> [Dataset]
* Start *

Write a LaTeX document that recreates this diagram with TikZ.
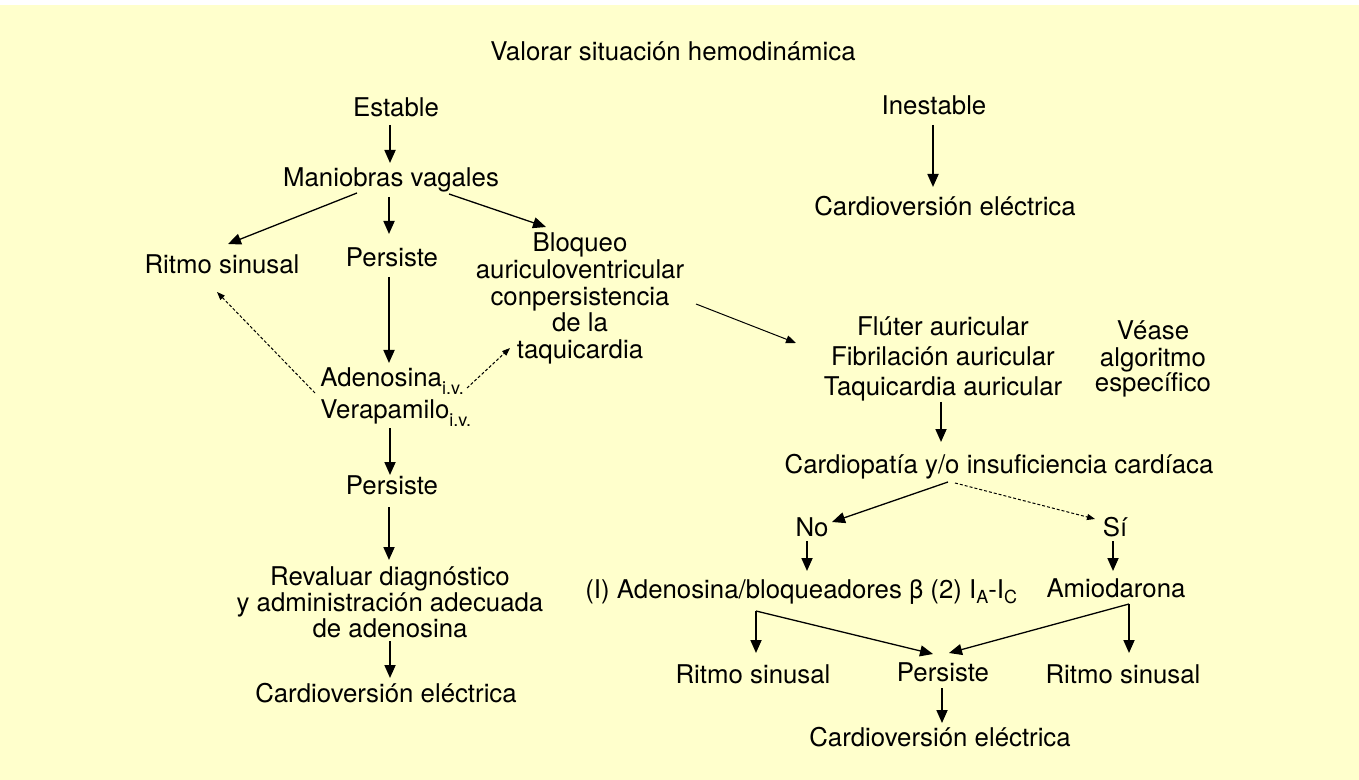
\documentclass[tikz,border=0pt]{standalone}
\usepackage{fontspec}
\setmainfont{TeX Gyre Heros}
\usetikzlibrary{arrows.meta}
\definecolor{bgy}{RGB}{255,255,204}
\newcommand\lowsub[2]{\raisebox{-#1}[0pt][0pt]{\fontsize{9}{9}\selectfont #2}}
\begin{document}
\begin{tikzpicture}[x=0.5pt,y=-0.5pt,
  lbl/.style={inner sep=0pt, font=\fontsize{12.9}{13.25}\selectfont, align=center, anchor=base},
  arr/.style={line width=0.9pt, -{Triangle[length=6.5pt,width=5.5pt]}},
  arrd/.style={line width=0.65pt, -{Triangle[length=6.5pt,width=5.5pt]}},
  thinarr/.style={line width=0.5pt, -{Triangle[length=5pt,width=4pt]}},
  dotarr/.style={line width=0.5pt, dash pattern=on 1.5pt off 1pt, -{Triangle[length=4pt,width=3pt]}}]
\useasboundingbox (0,0) rectangle (1359,780);
\fill[white] (0,0) rectangle (1359,780);
\fill[bgy] (0,5) rectangle (1359,780);

% nodes (multi-line nodes: base = baseline of last line)
\node[lbl] (title) at (673,61) {Valorar situación hemodinámica};
\node[lbl] (est) at (396,117) {Estable};
\node[lbl] (inest) at (934,115) {Inestable};
\node[lbl] (mani) at (391,187) {Maniobras vagales};
\node[lbl] (cvTR) at (945,216) {Cardioversión eléctrica};
\node[lbl] (rsL) at (222,274) {Ritmo sinusal};
\node[lbl] (persA) at (392,267) {Persiste};
\node[lbl] (bloq) at (580,358) {Bloqueo\\auriculoventricular\\conpersistencia\\de la\\taquicardia};
\node[lbl, align=left, anchor=base west, font=\fontsize{12.9}{16}\selectfont] (aden) at (320,418) {Adenosina\lowsub{4.3pt}{i.v.}\\Verapamilo\lowsub{4.3pt}{i.v.}};
\node[lbl] (persB) at (392,494) {Persiste};
\node[lbl, font=\fontsize{12.9}{12.8}\selectfont] (reval) at (390,637) {Revaluar diagnóstico\\y administración adecuada\\de adenosina};
\node[lbl] (cvL) at (386,702) {Cardioversión eléctrica};
\node[lbl, font=\fontsize{12.9}{14.75}\selectfont] (flut) at (943,395) {Flúter auricular\\Fibrilación auricular\\Taquicardia auricular};
\node[lbl, font=\fontsize{12.9}{13}\selectfont] (vease) at (1153,392) {Véase\\algoritmo\\específico};
\node[lbl] (cardio) at (999,473) {Cardiopatía y/o insuficiencia cardíaca};
\node[lbl] (no) at (812,536) {No};
\node[lbl] (si) at (1115,536) {Sí};
\node[lbl, anchor=base west] (tx1) at (585,598) {(I) Adenosina/bloqueadores β (2) I\lowsub{2.5pt}{A}-I\lowsub{2.5pt}{C}};
\node[lbl] (amio) at (1116,597) {Amiodarona};
\node[lbl] (rsBL) at (753,683) {Ritmo sinusal};
\node[lbl] (persC) at (943,681) {Persiste};
\node[lbl] (rsBR) at (1123,683) {Ritmo sinusal};
\node[lbl] (cvB) at (940,746) {Cardioversión eléctrica};

% connectors
\draw[arr] ([shift={(-6,8)}]est.base) -- ([shift={(-1,-24)}]mani.base);
\draw[arr] ([shift={(-1,10)}]inest.base) -- ([shift={(-12,-29)}]cvTR.base);
\draw[arrd] ([shift={(-34,6)}]mani.base) -- ([shift={(6,-30)}]rsL.base);
\draw[arr] ([shift={(-2,10)}]mani.base) -- ([shift={(-3,-33)}]persA.base);
\draw[arrd] ([shift={(58,7)}]mani.base) -- ([shift={(-34,-131)}]bloq.base);
\draw[arr] ([shift={(-3,10)}]persA.base) -- ([shift={(69,-55)}]aden.base west);
\draw[dotarr] ([shift={(-5,-25)}]aden.base west) -- ([shift={(-5,18)}]rsL.base);
\draw[dotarr] ([shift={(147,-30)}]aden.base west) -- ([shift={(-70,-10)}]bloq.base);
\draw[thinarr] ([shift={(116,-54)}]bloq.base) -- ([shift={(-147,-52)}]flut.base);
\draw[arr] ([shift={(70,10)}]aden.base west) -- ([shift={(-2,-19)}]persB.base);
\draw[arr] ([shift={(-3,13)}]persB.base) -- ([shift={(-1,-77)}]reval.base);
\draw[arr] ([shift={(0,4)}]reval.base) -- ([shift={(4,-24)}]cvL.base);
\draw[arr] ([shift={(-2,7)}]flut.base) -- ([shift={(-58,-31)}]cardio.base);
\draw[arrd] ([shift={(-51,9)}]cardio.base) -- ([shift={(20,-14)}]no.base);
\draw[dotarr] ([shift={(-44,10)}]cardio.base) -- ([shift={(-20,-17)}]si.base);
\draw[arr] ([shift={(-5,5)}]no.base) -- ([shift={(222,-27)}]tx1.base west);
\draw[arr] ([shift={(-2,5)}]si.base) -- ([shift={(-3,-26)}]amio.base);
\draw[arr] ([shift={(171,13)}]tx1.base west) -- ([shift={(3,-30)}]rsBL.base);
\draw[arrd] ([shift={(171,13)}]tx1.base west) -- ([shift={(-10,-27)}]persC.base);
\draw[arr] ([shift={(13,7)}]amio.base) -- ([shift={(6,-30)}]rsBR.base);
\draw[arrd] ([shift={(13,7)}]amio.base) -- ([shift={(6,-28)}]persC.base);
\draw[arr] ([shift={(-1,7)}]persC.base) -- ([shift={(2,-23)}]cvB.base);
\end{tikzpicture}
\end{document}
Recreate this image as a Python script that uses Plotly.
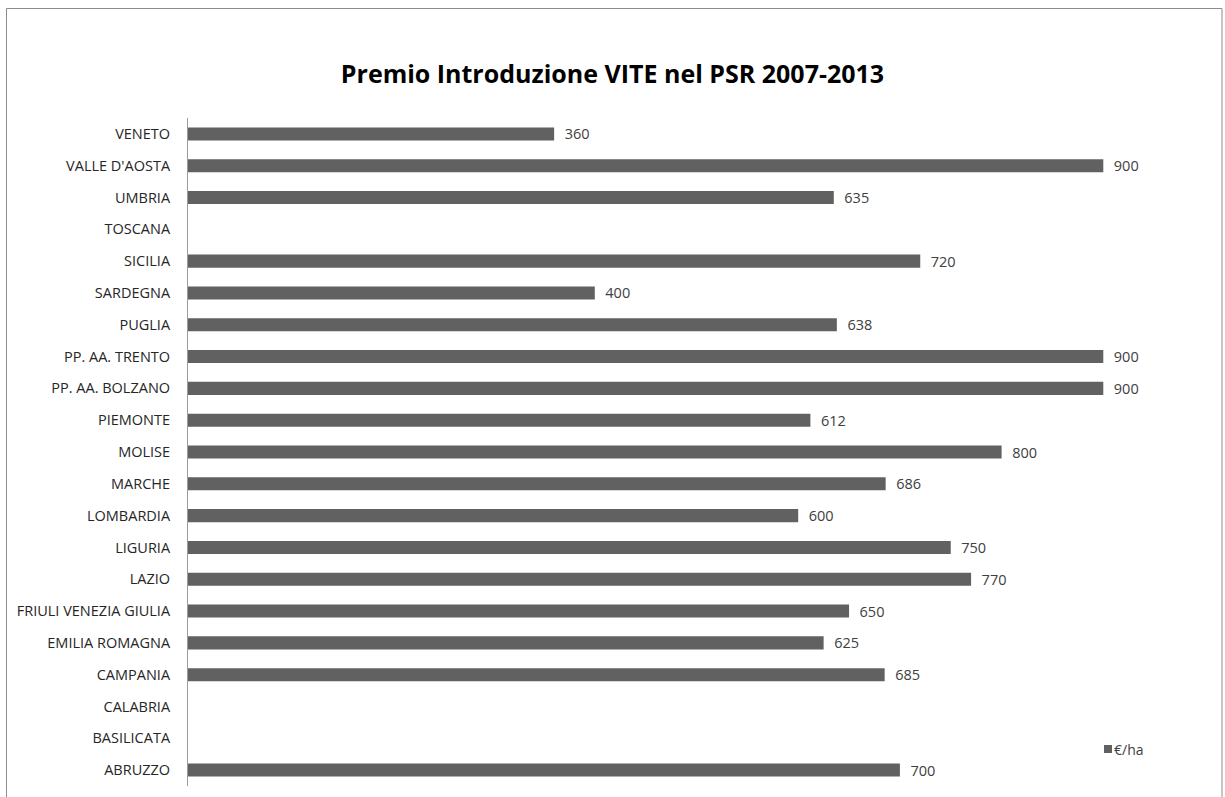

* End *

> [Given exercise] With all pictures left out, please transcribe exactly the lines from the start of the material through the line with "(0,5) rectangle (1359,780);".

> [Exercise solution]
Write a LaTeX document that recreates this diagram with TikZ.
\documentclass[tikz,border=0pt]{standalone}
\usepackage{fontspec}
\setmainfont{TeX Gyre Heros}
\usetikzlibrary{arrows.meta}
\definecolor{bgy}{RGB}{255,255,204}
\newcommand\lowsub[2]{\raisebox{-#1}[0pt][0pt]{\fontsize{9}{9}\selectfont #2}}
\begin{document}
\begin{tikzpicture}[x=0.5pt,y=-0.5pt,
  lbl/.style={inner sep=0pt, font=\fontsize{12.9}{13.25}\selectfont, align=center, anchor=base},
  arr/.style={line width=0.9pt, -{Triangle[length=6.5pt,width=5.5pt]}},
  arrd/.style={line width=0.65pt, -{Triangle[length=6.5pt,width=5.5pt]}},
  thinarr/.style={line width=0.5pt, -{Triangle[length=5pt,width=4pt]}},
  dotarr/.style={line width=0.5pt, dash pattern=on 1.5pt off 1pt, -{Triangle[length=4pt,width=3pt]}}]
\useasboundingbox (0,0) rectangle (1359,780);
\fill[white] (0,0) rectangle (1359,780);
\fill[bgy] (0,5) rectangle (1359,780);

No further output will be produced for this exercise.